Tax considerations. Some types of debt — mortgage interest, in particular — have historically had associated tax implications that can factor into the true cost of carrying versus paying down that debt. These considerations depend heavily on individual tax situations and change with tax law. This is a space where consulting a qualified tax professional is genuinely relevant.

Other financial priorities competing for the same dollars. Extra debt payments and retirement contributions often compete for the same money. Whether it makes more sense to accelerate debt repayment or direct dollars toward tax-advantaged savings is one of the most frequently debated questions in personal finance — and the answer depends on interest rates, employer matching, time horizon, and individual circumstances in ways that don't reduce to a single rule.

The Emotional and Behavioral Dimension

Debt repayment doesn't happen in a spreadsheet. It happens in a life — with competing demands, stress, behavioral tendencies, and habits that interact with financial decisions in ways that are well-documented but highly individual.

Research in behavioral economics has identified consistent patterns in how people relate to debt: a tendency to underestimate how long repayment will take, difficulty maintaining motivation over long time horizons, and sensitivity to how debt is framed (as a number to minimize versus a goal to reach, for example). At the same time, behavioral responses to debt vary considerably by person, and findings from behavioral research describe tendencies in populations, not predictions for individuals.

The role of financial stress is also worth understanding clearly. Research suggests that carrying high levels of debt is associated with elevated stress and reduced financial decision-making quality — though causality here is complex and the relationship works in multiple directions. Understanding this dynamic matters when evaluating whether someone's repayment plan needs to account not just for math, but for sustainability.

Where the Subtopics Go Deeper

The questions that fall under paying off debt aren't all the same question. Some of the areas this sub-category covers in more specific detail include how to evaluate debt consolidation — combining multiple debts into a single loan, often at a lower interest rate — and when that approach makes practical sense versus when it shifts terms in ways that cost more over time.

There's also the question of negotiating with creditors, which applies in situations involving significant hardship, accounts in collections, or debts that have become unmanageable. Debt settlement and debt management plans — which involve negotiating reduced balances or structured repayment through a nonprofit credit counseling agency — are distinct from consolidation and carry different implications for credit, taxes, and timeline.

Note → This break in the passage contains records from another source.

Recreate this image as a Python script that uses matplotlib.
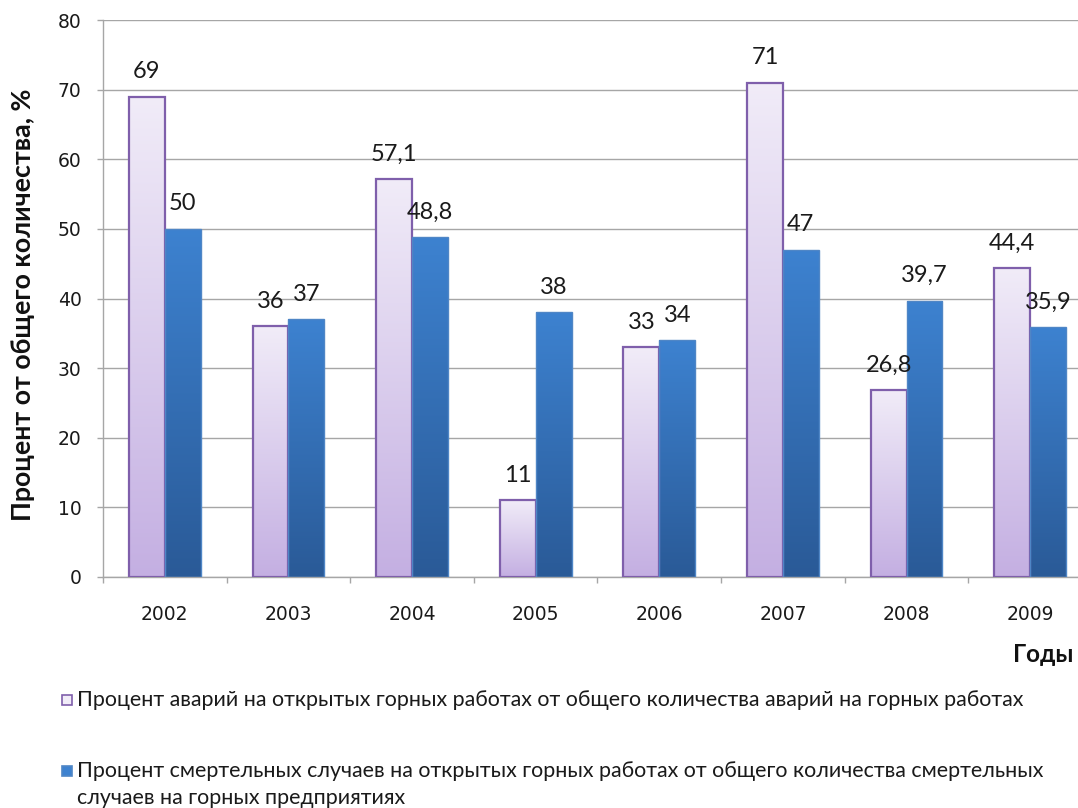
import matplotlib
matplotlib.use("Agg")
import matplotlib.pyplot as plt
import numpy as np
from matplotlib.colors import LinearSegmentedColormap
from matplotlib.patches import Rectangle

# --- data -------------------------------------------------------------------
years = ["2002", "2003", "2004", "2005", "2006", "2007", "2008", "2009"]
accidents_pct = [69, 36, 57.1, 11, 33, 71, 26.8, 44.4]
fatal_pct = [50, 37, 48.8, 38, 34, 47, 39.7, 35.9]
y_ticks = [0, 10, 20, 30, 40, 50, 60, 70, 80]
series_labels = [
    "Процент аварий на открытых горных работах от общего количества аварий на горных работах",
    "Процент смертельных случаев на открытых горных работах от общего количества смертельных\n"
    "случаев на горных предприятиях",
]
y_title = "Процент от общего количества, %"
x_title = "Годы"

# --- style ------------------------------------------------------------------
TEXT_FONT = ["Lato", "DejaVu Sans"]
TICK_FONT = ["DejaVu Sans"]
GRID = "#a6a6a6"
LIGHT_TOP, LIGHT_BOT, LIGHT_EDGE = "#f1ecf8", "#c4afe2", "#7f5fab"
BLUE_TOP, BLUE_BOT, BLUE_EDGE = "#3d82d0", "#2a5a97", "#4f86c6"
BAR_W = 0.29


def fmt(v):
    return f"{v:g}".replace(".", ",")


def gradient_fill(ax, bars, top, bottom):
    """Paint a vertical gradient inside each bar, clipped to the bar shape."""
    cmap = LinearSegmentedColormap.from_list("grad", [bottom, top])
    grad = np.linspace(0, 1, 256).reshape(-1, 1)
    for b in bars:
        x0, w, h = b.get_x(), b.get_width(), b.get_height()
        im = ax.imshow(grad, cmap=cmap, origin="lower", aspect="auto",
                       extent=[x0, x0 + w, 0, h], zorder=2.5,
                       interpolation="bilinear")
        im.set_clip_path(b)


W, H = 1078, 808
fig = plt.figure(figsize=(W / 100, H / 100), dpi=100)
ax = fig.add_axes([103 / W, 1 - 577 / H, 989 / W, 557 / H])

x = np.arange(len(years))
b1 = ax.bar(x - BAR_W / 2, accidents_pct, BAR_W, facecolor="none",
            edgecolor=LIGHT_EDGE, linewidth=1.6, zorder=3)
b2 = ax.bar(x + BAR_W / 2, fatal_pct, BAR_W, facecolor="none",
            edgecolor=BLUE_EDGE, linewidth=1.0, zorder=3)
gradient_fill(ax, b1, LIGHT_TOP, LIGHT_BOT)
gradient_fill(ax, b2, BLUE_TOP, BLUE_BOT)

for bars, vals in ((b1, accidents_pct), (b2, fatal_pct)):
    for b, v in zip(bars, vals):
        ax.annotate(fmt(v), (b.get_x() + b.get_width() / 2, v),
                    xytext=(0, 18), textcoords="offset points",
                    ha="center", va="center", fontsize=17,
                    family=TEXT_FONT, color="#1a1a1a", zorder=5)

ax.set_xlim(-0.5, len(years) - 0.5)
ax.set_ylim(0, 80)
ax.set_yticks(y_ticks)
ax.set_xticks(x, labels=years)
ax.set_xticks(np.arange(-0.5, len(years), 1), minor=True)
ax.tick_params(axis="x", which="major", length=0, pad=20, labelsize=13.5,
               labelcolor="#1a1a1a")
ax.tick_params(axis="x", which="minor", length=4.5, width=1, color=GRID)
ax.tick_params(axis="y", length=4.5, width=1, color=GRID, pad=11,
               labelsize=13.5, labelcolor="#1a1a1a")
for lab in ax.get_xticklabels() + ax.get_yticklabels():
    lab.set_family(TICK_FONT)

ax.grid(axis="y", color=GRID, linewidth=1)
ax.set_axisbelow(True)
for side in ("top", "right"):
    ax.spines[side].set_visible(False)
for side in ("left", "bottom"):
    ax.spines[side].set_color(GRID)
    ax.spines[side].set_linewidth(1)

fig.text(23 / W, 1 - 305 / H, y_title, rotation=90, ha="center", va="center",
         fontsize=19.3, fontweight="bold", family=TEXT_FONT, color="#111111")
fig.text(1073 / W, 1 - 655 / H, x_title, ha="right", va="center",
         fontsize=17.5, fontweight="bold", family=TEXT_FONT, color="#111111")

# legend drawn by hand: swatch + text, second entry wraps to two lines
legend_rows = [(700, [700]), (771, [771, 798])]
swatches = [(LIGHT_TOP, LIGHT_EDGE), (BLUE_TOP, BLUE_EDGE)]
for (sy, line_ys), label, (fc, ec) in zip(legend_rows, series_labels, swatches):
    fig.patches.append(Rectangle((62 / W, 1 - (sy + 5) / H), 10 / W, 10 / H,
                                 transform=fig.transFigure, facecolor=fc,
                                 edgecolor=ec, linewidth=1.2))
    for ly, line in zip(line_ys, label.split("\n")):
        fig.text(77 / W, 1 - ly / H, line, ha="left", va="center",
                 fontsize=15.4, family=TEXT_FONT, color="#1a1a1a")

fig.savefig("out.png", dpi=100)
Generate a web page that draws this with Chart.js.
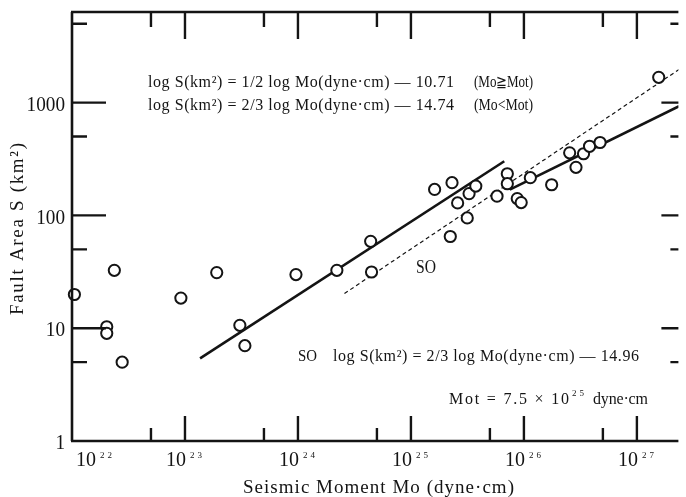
<!DOCTYPE html>
<html>
<head>
<meta charset="utf-8">
<script src="https://cdn.jsdelivr.net/npm/chart.js@4.4.1/dist/chart.umd.min.js"></script>
<style>
  html, body { margin: 0; padding: 0; background: #fff; overflow: hidden; }
  #wrap { width: 686px; height: 497px; }
</style>
</head>
<body>
<div id="wrap"><canvas id="chart" width="686" height="497"></canvas></div>
<script>
// seismic moment (dyne-cm) and fault area (km2)
const moments = [1.05e22, 2.03e22, 2.03e22, 2.37e22, 2.78e22, 9.2e22, 1.91e23, 3.06e23, 3.39e23,
  9.6e23, 2.21e24, 4.4e24, 4.48e24, 1.62e25, 2.23e25, 2.31e25, 2.59e25, 3.15e25, 3.27e25,
  3.75e25, 5.78e25, 7.13e25, 7.13e25, 8.73e25, 9.46e25, 1.14e26, 1.76e26, 2.54e26, 2.89e26,
  3.37e26, 3.81e26, 4.72e26, 1.56e27];
const areas = [19.9, 10.3, 9.0, 32.6, 5.0, 18.5, 31.1, 10.6, 7.0,
  29.9, 32.6, 58.9, 31.5, 170, 65, 195, 129, 95, 156,
  182, 148, 234, 191, 141, 130, 216, 187, 359, 267,
  352, 410, 443, 1675];

// fitted lines, end points
const steepMo = [1.36e23, 6.7e25];   // 2/3 slope, Mo < Mot
const steepS = [5.4, 302];
const flatMo = [7.5e25, 2.36e27];    // 1/2 slope, Mo >= Mot
const flatS = [169, 930];
const soMo = [2.58e24, 2.36e27];     // SO line (dotted)
const soS = [20.3, 1965];

// axis ticks
const xMajor = [1e23, 1e24, 1e25, 1e26, 1e27];
const xMinor = [5e22, 5e23, 5e24, 5e25, 5e26];
const xLabelVals = [1e22, 1e23, 1e24, 1e25, 1e26, 1e27];
const xLabelExps = ['22', '23', '24', '25', '26', '27'];
const yMajor = [10, 100, 1000];
const yMinor = [5, 50, 500, 5000];
const yLabelVals = [1, 10, 100, 1000];
const yLabels = ['1', '10', '100', '1000'];

const FONT = '"Liberation Serif", "DejaVu Serif", serif';
const INK = '#141414';

function toPoints(xs, ys) {
  return xs.map((x, i) => ({ x: x, y: ys[i] }));
}

// draw a string squeezed/stretched to a given width
function fitText(ctx, str, x, y, size, width, align) {
  ctx.save();
  ctx.font = size + 'px ' + FONT;
  ctx.textBaseline = 'middle';
  ctx.textAlign = 'left';
  const w = ctx.measureText(str).width;
  const sx = width ? width / w : 1;
  let left = x;
  if (align === 'right') left = x - w * sx;
  if (align === 'center') left = x - (w * sx) / 2;
  ctx.translate(left, y);
  ctx.scale(sx, 1);
  ctx.fillText(str, 0, 0);
  ctx.restore();
}

// draw a string letter by letter, spread over a width (typewriter look)
function spacedText(ctx, str, left, y, size, width) {
  ctx.save();
  ctx.font = size + 'px ' + FONT;
  ctx.textBaseline = 'middle';
  ctx.textAlign = 'left';
  const chars = Array.from(str);
  const ws = chars.map(c => ctx.measureText(c).width);
  const total = ws.reduce((a, b) => a + b, 0);
  const gap = chars.length > 1 ? (width - total) / (chars.length - 1) : 0;
  let cx = left;
  chars.forEach((c, i) => {
    ctx.fillText(c, cx, y);
    cx += ws[i] + gap;
  });
  ctx.restore();
}

const framePlugin = {
  id: 'frame',
  afterDatasetsDraw(chart) {
    const ctx = chart.ctx;
    const a = chart.chartArea;
    const xs = chart.scales.x;
    const ys = chart.scales.y;
    ctx.save();
    ctx.strokeStyle = INK;
    ctx.lineWidth = 2.6;
    ctx.lineCap = 'butt';

    // left, bottom and top axis lines (right one is off the page)
    ctx.beginPath();
    ctx.moveTo(a.left, a.top);
    ctx.lineTo(a.left, a.bottom);
    ctx.moveTo(a.left - 1, a.bottom);
    ctx.lineTo(a.right, a.bottom);
    ctx.moveTo(a.left - 1, a.top);
    ctx.lineTo(a.right, a.top);
    ctx.stroke();

    ctx.lineWidth = 2.4;
    ctx.beginPath();
    xMajor.forEach(v => {
      const px = xs.getPixelForValue(v);
      ctx.moveTo(px, a.bottom); ctx.lineTo(px, a.bottom - 25);
      ctx.moveTo(px, a.top); ctx.lineTo(px, a.top + 27);
    });
    xMinor.forEach(v => {
      const px = xs.getPixelForValue(v);
      ctx.moveTo(px, a.bottom); ctx.lineTo(px, a.bottom - 13);
      ctx.moveTo(px, a.top); ctx.lineTo(px, a.top + 15);
    });
    yMajor.forEach(v => {
      const py = ys.getPixelForValue(v);
      ctx.moveTo(a.left, py); ctx.lineTo(a.left + 34, py);
      ctx.moveTo(a.right, py); ctx.lineTo(a.right - 17, py);
    });
    yMinor.forEach(v => {
      const py = ys.getPixelForValue(v);
      ctx.moveTo(a.left, py); ctx.lineTo(a.left + 15, py);
      ctx.moveTo(a.right, py); ctx.lineTo(a.right - 8, py);
    });
    ctx.stroke();

    ctx.fillStyle = INK;

    // y tick labels
    yLabelVals.forEach((v, i) => {
      const py = ys.getPixelForValue(v);
      const str = yLabels[i];
      fitText(ctx, str, 65, py + 3, 20, str.length * 9.6, 'right');
    });

    // x tick labels: 10 with a small exponent
    xLabelVals.forEach((v, i) => {
      let px = xs.getPixelForValue(v);
      if (i === 0) px += 23;
      fitText(ctx, '10', px + 1, 461, 20, 20, 'right');
      spacedText(ctx, xLabelExps[i], px + 5, 456, 9, 12);
    });

    // axis titles
    spacedText(ctx, 'Seismic Moment Mo (dyne\u00b7cm)', 243, 488, 19, 271);
    ctx.save();
    ctx.translate(18, 315);
    ctx.rotate(-Math.PI / 2);
    spacedText(ctx, 'Fault Area S (km\u00b2)', 0, 0, 19, 172);
    ctx.restore();

    // equations
    spacedText(ctx, 'log S(km\u00b2) = 1/2 log Mo(dyne\u00b7cm) \u2014 10.71', 148, 83, 16, 306);
    fitText(ctx, '(Mo\u2267Mot)', 474, 83, 16, 59, 'left');
    spacedText(ctx, 'log S(km\u00b2) = 2/3 log Mo(dyne\u00b7cm) \u2014 14.74', 148, 106, 16, 306);
    fitText(ctx, '(Mo<Mot)', 474, 106, 16, 59, 'left');

    fitText(ctx, 'SO', 416, 268, 19, 20, 'left');

    fitText(ctx, 'SO', 298, 357, 16, 19, 'left');
    spacedText(ctx, 'log S(km\u00b2) = 2/3 log Mo(dyne\u00b7cm) \u2014 14.96', 333, 357, 16, 306);

    spacedText(ctx, 'Mot = 7.5 \u00d7 10', 449, 400, 16, 120);
    spacedText(ctx, '25', 572, 394, 9, 12);
    spacedText(ctx, 'dyne\u00b7cm', 593, 400, 16, 55);

    ctx.restore();
  }
};

new Chart(document.getElementById('chart'), {
  type: 'scatter',
  data: {
    datasets: [
      {
        label: 'events',
        data: toPoints(moments, areas),
        pointStyle: 'circle',
        pointRadius: 5.6,
        pointBorderWidth: 2,
        borderColor: INK,
        backgroundColor: '#ffffff',
        clip: false,
        order: 0
      },
      {
        label: 'Mo < Mot',
        data: toPoints(steepMo, steepS),
        showLine: true,
        borderColor: INK,
        borderWidth: 2.6,
        pointRadius: 0,
        order: 1
      },
      {
        label: 'Mo >= Mot',
        data: toPoints(flatMo, flatS),
        showLine: true,
        borderColor: INK,
        borderWidth: 2.6,
        pointRadius: 0,
        order: 1
      },
      {
        label: 'SO',
        data: toPoints(soMo, soS),
        showLine: true,
        borderColor: INK,
        borderWidth: 1.2,
        borderDash: [4, 3],
        pointRadius: 0,
        order: 2
      }
    ]
  },
  options: {
    responsive: false,
    animation: false,
    layout: { padding: { left: 72, right: 0, top: 12, bottom: 56 } },
    plugins: {
      legend: { display: false },
      tooltip: { enabled: false }
    },
    scales: {
      x: { type: 'logarithmic', display: false, min: 1e22, max: 2.33e27 },
      y: { type: 'logarithmic', display: false, min: 1, max: 6358 }
    }
  },
  plugins: [framePlugin]
});
</script>
</body>
</html>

Student loan repayment is a sub-area with its own mechanics: income-driven repayment plans, loan forgiveness programs, deferment and forbearance options, and the differences between federal and private loan rules all create a landscape meaningfully different from consumer credit card or personal loan repayment.

Finally, understanding when bankruptcy is a relevant consideration — not as a first resort, but as a legal process that exists for specific circumstances — belongs in any complete picture of debt repayment. Bankruptcy law is complex and the implications are significant; it's a topic that warrants its own detailed treatment and, for anyone considering it, direct guidance from a qualified attorney.

Each of these areas has enough depth and enough individual variation that the general landscape described here is only the starting point. What matters most in any of them depends on circumstances that this page can't assess — but that a reader, working through the details of their own situation, is in the best position to understand.